Microsoft’s longer-term vision is to compress to 250 years of chemistry research into the next 25 years using Azure Quantum Elements -combining high-performance computing (HPC), artificial intelligence, and quantum computing. Microsoft claims that ‘Azure Quantum Elements can expand the search space for new materials from thousands to tens of millions of candidates. It also speeds up chemistry simulations by an astounding 500,000 times, compressing a year-long simulation into a single minute’.
Not to be outdone, Google DeepMind have used AI to discover approximately 2.2 million crystal structures. The number of novel materials has been identified by using Google’s AI tool known as GNoME. In a paper published by Nature (see Scaling deep learning for materials discovery, Nov. 23) the authors highlighted that following on from 48,000 stable crystals identified in ongoing studies, AI had enabled the discovery of 2.2 million structures, many of which escaped previous human chemical intuition- an order-of-magnitude expansion in stable materials known to humanity. Of the stable structures, 736 have already been independently experimentally realized.

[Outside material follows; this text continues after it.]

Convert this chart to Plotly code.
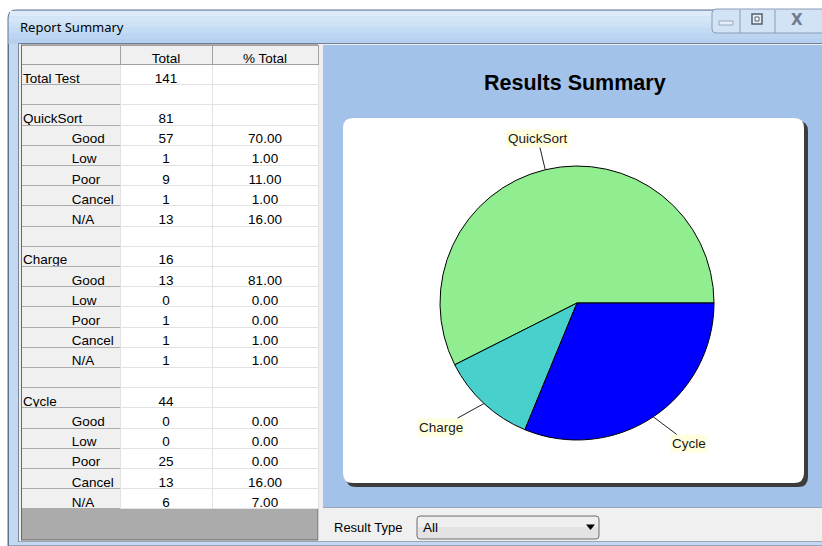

The model used by Microsoft and Google to combine its capabilities in AI and computer processing coupled to ventures with laboratories is probably how the materials industry will be ‘shaped’ over the next few years. The incumbents will need to ramp up their processing/AI capabilities probably by forming ventures with other Tech giants. Certainly, the ability to file patents quickly will be a defining feature of this industry. One bonus would be that R&D budgets will become not only more focused but also be reduced.
The evolution of the EV battery space is an interesting example of how newly developed materials were brought into mass production quickly. If the above examples hold true, then innovation cycles outside of the auto industry such as in semiconductor or construction materials could be accelerated far more than investors are discounting. Equally, the probability of R&D costs being written off through misconceived ideas should also be dramatically lowered.
The equity market materials sector sits awkwardly within the metals, packaging and building materials sector in benchmark indices. This betrays their growth in innovation that is occurring but also means that they are labelled as ‘cyclicals’. They are considered as responding to macro forces when in fact many of them are monopolies (argon gas, ceramics) in the semiconductor industry, but they also have widespread healthcare applications which mean they are defensive in nature. The applications in aerospace and autos have defined the materials sector to date but battery and electricity storage would be impossible without the use of alloys and highly refined metals.
There is a wide population of stocks to sift through which can be valued on their free cash-flow and tangible book value unlike many of the media and entertainment companies. Moreover, the long duration of investment means that there is a plethora of stocks in the unfashionable European and Japanese markets. The producers of refined and advanced materials are oligopolies which sometimes sit inside larger chemical or mineral companies meaning their book value can be under-represented. Analyst coverage has fallen as the bias has been towards the conventional technology companies – semiconductors (hardware) and software. The disruption from AI and high-performance computing should mean that the incumbents will come under pressure as their previously perceived ‘wide moats’ are bridged by a wave of patent filings usurping their leadership.